Three sections – the God stuff, the church stuff and the etc – list a whole range of ideas, concepts and technical terms. They’re explained in plain English, and sometimes with the Latin, Greek or Hebrew origins so we can really see where our words come from. And as well as the where, the why: as Jane Maycock points out, understanding the reasons a thing is important can ensure that we are putting the emphasis on the right part of the proceedings, and we are able to change our words or actions knowing what it is we are dealing with.

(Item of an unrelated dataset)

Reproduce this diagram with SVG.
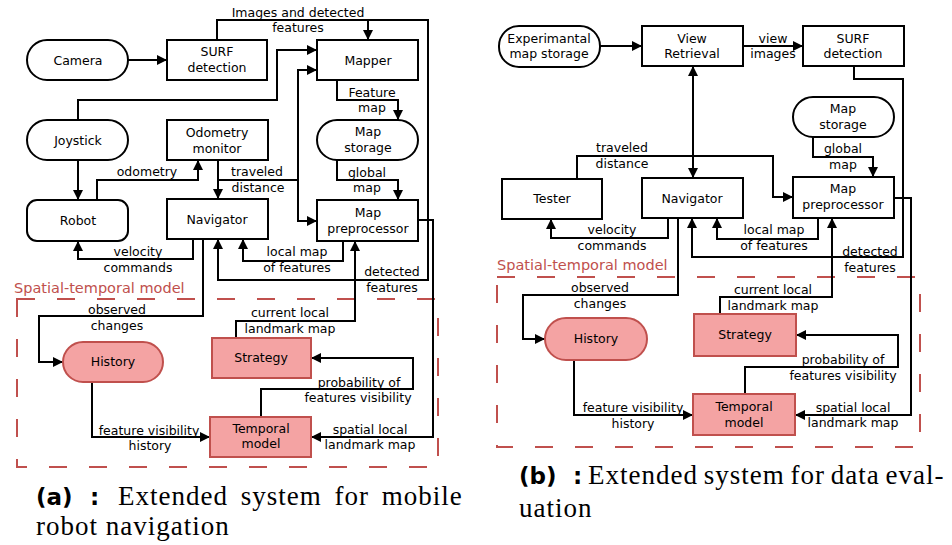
<svg xmlns="http://www.w3.org/2000/svg" width="952" height="545" viewBox="0 0 952 545">
  <style>
    .box { fill: #ffffff; stroke: #000000; stroke-width: 2; }
    .hot { fill: #f4a3a3; stroke: #c0504d; stroke-width: 2; }
    .lbl { font-family: "DejaVu Sans", sans-serif; font-size: 12.5px; fill: #000000; text-anchor: middle; }
    .region { fill: none; stroke: #c0504d; stroke-width: 2; stroke-dasharray: 18 22; }
    .region-title { font-family: "DejaVu Sans", sans-serif; font-size: 14.5px; fill: #c0504d; }
    .wire { fill: none; stroke: #000000; stroke-width: 2; }
    .arr { marker-end: url(#head); }
    .cap { font-family: "Liberation Serif", serif; font-size: 27px; letter-spacing: 1px; fill: #000000; }
    .capb { font-family: "DejaVu Sans", sans-serif; font-weight: bold; font-size: 23px; fill: #000000; }
  </style>
  <defs>
    <marker id="head" viewBox="0 0 10 10" refX="10" refY="5" markerWidth="10" markerHeight="10" markerUnits="userSpaceOnUse" orient="auto-start-reverse">
      <path d="M0,0 L10,5 L0,10 z" fill="#000000"/>
    </marker>
  </defs>

  <rect width="952" height="545" fill="#ffffff"/>

  <!-- ===== (a) mobile robot navigation ===== -->
  <g id="a-region">
    <rect class="region" x="17" y="299" width="421" height="168"/>
    <text class="region-title" x="14" y="293">Spatial-temporal model</text>
  </g>

  <g id="a-connectors">
    <path class="wire arr" d="M128,60 H167"/>
    <path class="wire arr" d="M217,40 V20 H428 V280 H218 V239"/>
    <path class="wire arr" d="M368,20 V40"/>
    <path class="wire arr" d="M78,120 V100 H277 V50 H317"/>
    <path class="wire arr" d="M78,160 V200"/>
    <path class="wire arr" d="M97,200 V180 H198 V160"/>
    <path class="wire arr" d="M218,160 V199"/>
    <path class="wire arr" d="M298,180 V70 H317"/>
    <path class="wire arr" d="M218,180 H298 V221 H317"/>
    <path class="wire arr" d="M337,80 V100 H398 V120"/>
    <path class="wire arr" d="M337,160 V180 H398 V200"/>
    <path class="wire arr" d="M343,241 V261 H243 V239"/>
    <path class="wire arr" d="M193,239 V259 H78 V241"/>
    <path class="wire arr" d="M203,239 V316 H39 V362 H63"/>
    <path class="wire arr" d="M418,220 H433 V437 H311"/>
    <path class="wire arr" d="M236,338 V321 H355 V241"/>
    <path class="wire arr" d="M261,417 V389 H413 V358 H311"/>
    <path class="wire arr" d="M92,382 V437 H210"/>

    <text class="lbl" x="298" y="17">Images and detected</text>
    <text class="lbl" x="298" y="32">features</text>
    <text class="lbl" x="147" y="176">odometry</text>
    <text class="lbl" x="257" y="176">traveled</text>
    <text class="lbl" x="258" y="192">distance</text>
    <text class="lbl" x="372" y="97">Feature</text>
    <text class="lbl" x="372" y="112">map</text>
    <text class="lbl" x="367" y="177">global</text>
    <text class="lbl" x="367" y="192">map</text>
    <text class="lbl" x="297" y="256">local map</text>
    <text class="lbl" x="297" y="272">of features</text>
    <text class="lbl" x="392" y="276">detected</text>
    <text class="lbl" x="392" y="292">features</text>
    <text class="lbl" x="138" y="256">velocity</text>
    <text class="lbl" x="138" y="272">commands</text>
    <text class="lbl" x="117" y="314">observed</text>
    <text class="lbl" x="117" y="330">changes</text>
    <text class="lbl" x="290" y="317">current local</text>
    <text class="lbl" x="290" y="333">landmark map</text>
    <text class="lbl" x="359" y="387">probability of</text>
    <text class="lbl" x="358" y="402">features visibility</text>
    <text class="lbl" x="370" y="434">spatial local</text>
    <text class="lbl" x="370" y="449">landmark map</text>
    <text class="lbl" x="149" y="435">feature visibility</text>
    <text class="lbl" x="150" y="450">history</text>
  </g>

  <g id="a-camera">
    <rect class="box" x="27" y="40" width="101" height="40" rx="20"/>
    <text class="lbl" x="78" y="65">Camera</text>
  </g>
  <g id="a-surf">
    <rect class="box" x="167" y="40" width="100" height="40"/>
    <text class="lbl" x="217" y="56">SURF</text>
    <text class="lbl" x="217" y="72">detection</text>
  </g>
  <g id="a-mapper">
    <rect class="box" x="317" y="40" width="101" height="40"/>
    <text class="lbl" x="368" y="65">Mapper</text>
  </g>
  <g id="a-joystick">
    <rect class="box" x="27" y="120" width="101" height="40" rx="20"/>
    <text class="lbl" x="78" y="145">Joystick</text>
  </g>
  <g id="a-odometry">
    <rect class="box" x="167" y="120" width="101" height="40"/>
    <text class="lbl" x="217" y="137">Odometry</text>
    <text class="lbl" x="217" y="153">monitor</text>
  </g>
  <g id="a-mapstorage">
    <rect class="box" x="317" y="120" width="101" height="40" rx="20"/>
    <text class="lbl" x="368" y="136">Map</text>
    <text class="lbl" x="368" y="152">storage</text>
  </g>
  <g id="a-robot">
    <rect class="box" x="27" y="200" width="101" height="41" rx="10"/>
    <text class="lbl" x="78" y="225">Robot</text>
  </g>
  <g id="a-navigator">
    <rect class="box" x="167" y="199" width="101" height="40"/>
    <text class="lbl" x="217" y="224">Navigator</text>
  </g>
  <g id="a-preprocessor">
    <rect class="box" x="317" y="200" width="101" height="41"/>
    <text class="lbl" x="368" y="217">Map</text>
    <text class="lbl" x="368" y="233">preprocessor</text>
  </g>
  <g id="a-history">
    <rect class="hot" x="63" y="342" width="100" height="40" rx="20"/>
    <text class="lbl" x="113" y="366">History</text>
  </g>
  <g id="a-strategy">
    <rect class="hot" x="212" y="338" width="99" height="40"/>
    <text class="lbl" x="261" y="362">Strategy</text>
  </g>
  <g id="a-temporal">
    <rect class="hot" x="210" y="417" width="101" height="40"/>
    <text class="lbl" x="261" y="433">Temporal</text>
    <text class="lbl" x="261" y="448">model</text>
  </g>

  <g id="a-caption">
    <text class="capb" x="36" y="505">(a)<tspan x="90">:</tspan></text>
    <text class="cap" x="118" y="505" word-spacing="5">Extended system for mobile</text>
    <text class="cap" x="36" y="535">robot navigation</text>
  </g>

  <!-- ===== (b) data evaluation ===== -->
  <g id="b-region">
    <rect class="region" x="497" y="277" width="423" height="170"/>
    <text class="region-title" x="497" y="270">Spatial-temporal model</text>
  </g>

  <g id="b-connectors">
    <path class="wire arr" d="M600,46 H642"/>
    <path class="wire arr" d="M743,46 H803"/>
    <path class="wire arr" d="M693,66 V178" marker-start="url(#head)"/>
    <path class="wire arr" d="M854,66 V79 H903 V257 H692 V218"/>
    <path class="wire arr" d="M813,137 V157 H873 V177"/>
    <path class="wire arr" d="M577,179 V156 H773 V197 H793"/>
    <path class="wire arr" d="M668,218 V238 H551 V219"/>
    <path class="wire arr" d="M818,218 V239 H717 V218"/>
    <path class="wire arr" d="M678,218 V295 H523 V339 H545"/>
    <path class="wire arr" d="M720,314 V297 H832 V218"/>
    <path class="wire arr" d="M745,394 V367 H898 V335 H796"/>
    <path class="wire arr" d="M894,198 H911 V415 H795"/>
    <path class="wire arr" d="M574,360 V415 H693"/>

    <text class="lbl" x="773" y="43">view</text>
    <text class="lbl" x="773" y="58">images</text>
    <text class="lbl" x="843" y="153">global</text>
    <text class="lbl" x="843" y="169">map</text>
    <text class="lbl" x="622" y="152">traveled</text>
    <text class="lbl" x="622" y="168">distance</text>
    <text class="lbl" x="612" y="234">velocity</text>
    <text class="lbl" x="612" y="250">commands</text>
    <text class="lbl" x="774" y="234">local map</text>
    <text class="lbl" x="774" y="250">of features</text>
    <text class="lbl" x="870" y="256">detected</text>
    <text class="lbl" x="870" y="272">features</text>
    <text class="lbl" x="600" y="292">observed</text>
    <text class="lbl" x="600" y="308">changes</text>
    <text class="lbl" x="773" y="294">current local</text>
    <text class="lbl" x="773" y="310">landmark map</text>
    <text class="lbl" x="843" y="364">probability of</text>
    <text class="lbl" x="843" y="380">features visibility</text>
    <text class="lbl" x="853" y="412">spatial local</text>
    <text class="lbl" x="853" y="427">landmark map</text>
    <text class="lbl" x="633" y="412">feature visibility</text>
    <text class="lbl" x="633" y="428">history</text>
  </g>

  <g id="b-expstorage">
    <rect class="box" x="499" y="26" width="101" height="41" rx="20"/>
    <text class="lbl" x="549" y="43">Experimantal</text>
    <text class="lbl" x="549" y="58">map storage</text>
  </g>
  <g id="b-view">
    <rect class="box" x="642" y="26" width="101" height="40"/>
    <text class="lbl" x="692" y="43">View</text>
    <text class="lbl" x="692" y="58">Retrieval</text>
  </g>
  <g id="b-surf">
    <rect class="box" x="803" y="26" width="101" height="40"/>
    <text class="lbl" x="853" y="43">SURF</text>
    <text class="lbl" x="853" y="58">detection</text>
  </g>
  <g id="b-mapstorage">
    <rect class="box" x="793" y="97" width="101" height="40" rx="20"/>
    <text class="lbl" x="843" y="113">Map</text>
    <text class="lbl" x="843" y="129">storage</text>
  </g>
  <g id="b-tester">
    <rect class="box" x="502" y="179" width="100" height="40"/>
    <text class="lbl" x="552" y="203">Tester</text>
  </g>
  <g id="b-navigator">
    <rect class="box" x="642" y="178" width="101" height="40"/>
    <text class="lbl" x="692" y="203">Navigator</text>
  </g>
  <g id="b-preprocessor">
    <rect class="box" x="793" y="177" width="101" height="41"/>
    <text class="lbl" x="843" y="193">Map</text>
    <text class="lbl" x="843" y="209">preprocessor</text>
  </g>
  <g id="b-history">
    <rect class="hot" x="545" y="318" width="102" height="42" rx="21"/>
    <text class="lbl" x="596" y="343">History</text>
  </g>
  <g id="b-strategy">
    <rect class="hot" x="694" y="314" width="102" height="42"/>
    <text class="lbl" x="745" y="339">Strategy</text>
  </g>
  <g id="b-temporal">
    <rect class="hot" x="693" y="394" width="102" height="41"/>
    <text class="lbl" x="744" y="411">Temporal</text>
    <text class="lbl" x="744" y="427">model</text>
  </g>

  <g id="b-caption">
    <text class="capb" x="519" y="484">(b)<tspan x="573">:</tspan></text>
    <text class="cap" x="588" y="484" word-spacing="-2">Extended system for data eval-</text>
    <text class="cap" x="519" y="517">uation</text>
  </g>
</svg>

This is a basic primer (although your idea of basic might vary: there was more than one ‘aha!’ moment in there for me) and is good for teenagers as intended. Jane uses examples that relate to young people’s experience – but not exclusively so, and she does not try to be overly ‘down with the kids’ and use wacky (and therefore embarrassing) language. Lol. It’s easy to dip into and find what you need. My only two criticisms would be that more Dave Walker cartoons would have been nice to have. Also, that I couldn’t quite at first see how the cross references worked, I flicked through book looking for one that was in same section and it took a little while to find.
Who would I pass this on to? I will give a copy to Mia, our German youthworker volunteer. I think it will help her understanding of English church-related words but more importantly be a way for her to understand more about our faith.
And I will also take it to our housegroup with me – we have a lot of ‘why?’ questions that I think this book will help answer (and we are not teenagers).